Citigroup, the third-biggest U.S. bank, said Wednesday it plans to cut more than 11,000 jobs – about 4% of its global workforce – in an effort to reduce costs and enhance profitability.
In a statement, New York-based Citi (C) says it will take a pretax charge of about $1.1 billion this quarter and expects savings in 2013 to be $900 million.
Citi shares were up 5.2% to $36.08 in late morning trading Wednesday.
“These actions are logical next steps in Citi’s transformation,” CEO Michael Corbat said in Citi’s statement. “While we are committed to — and our strategy continues to leverage — our unparalleled global network and footprint, we have identified areas and products where our scale does not provide for meaningful returns.
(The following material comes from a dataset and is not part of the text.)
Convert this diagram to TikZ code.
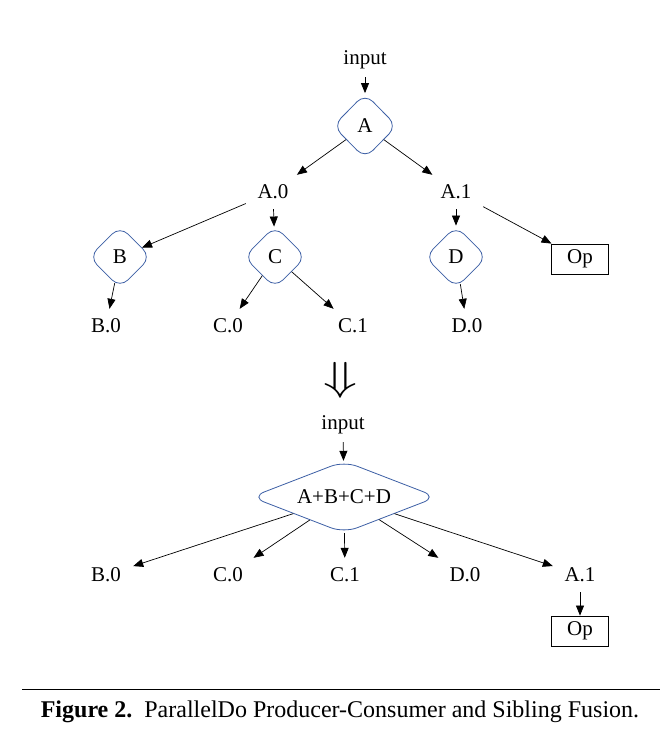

The bank, which employs 262,000 worldwide, did not detail how many of the jobs cuts will be in the United States, although it plans to close 44 branches.
Corbat was elevated to CEO in October after the abrupt resignation of Victor Pandit. “Today’s announcement shows that there’s a new sheriff in town and nothing is sacred,” says RBC Capital Market analyst Gerard Cassidy.
Most of the job cuts Citi cited today, about 6,200, will come from Citi’s consumer banking unit, which handles everyday functions in bank branches and online.
Citi said that it will sell or scale back consumer operations in Pakistan, Paraguay, Romania, Turkey and Uruguay and focus on 150 cities around the world “that have the highest growth potential in consumer banking.”
The bank says about 1,900 jobs will be cut in its institutional clients group, an effort to “improve overall productivity in our markets business, especially in areas experiencing continued low profitability, such as cash equities.” And another 2,600 jobs will disappear in the bank’s operations and technology group and global functions.
Citi says it plans to cut 15 branches in Korea, 14 in Brazil, seven in Hong Kong and four in Hungary.
“This is just the beginning, ” says Raymond James Financial analyst Anthony Polini, who rates Citigroup a “strong buy.
“In a slow growth environment, low interest rates are eating away at profit margins. One would think there are more opportunities to cut, especially overseas,” Polini says.
The CEO promised the bank would reduce “excess capacity and expenses, whether they center on technology, real estate or simplifying our operations.”
Pandit abruptly resigned in mid-October, just one day after the bank said its underlying third-quarter profits were strong and that the bank’s outlook was improving.
In November, a regulatory filing disclosed that Citi paid Pandit a $6.7 million bonus and paid a $6.8 million bonus to John Havens, the former chief operating officer who resigned when Pandit did.
Pandit had reportedly clashed with the board over the company’s strategy and its relationship with the government. He had been at the helm of the bank for five years, before and after the 2008 financial collapse.
Citi nearly collapsed during the financial crisis and had to take two taxpayer bailout loans. It has been shrinking since, shedding units and trying to find a business model that’s more streamlined and efficient.
The streamlining hasn’t gone as smoothly as Citi hoped. This fall, for example, when Citi negotiated the sale of its stake in the retail brokerage Morgan Stanley Smith Barney, it got far less than it wanted from the buyer, Morgan Stanley.
In Wednesday’s statement, Corbat said Citi “has come a long way over the past several years.”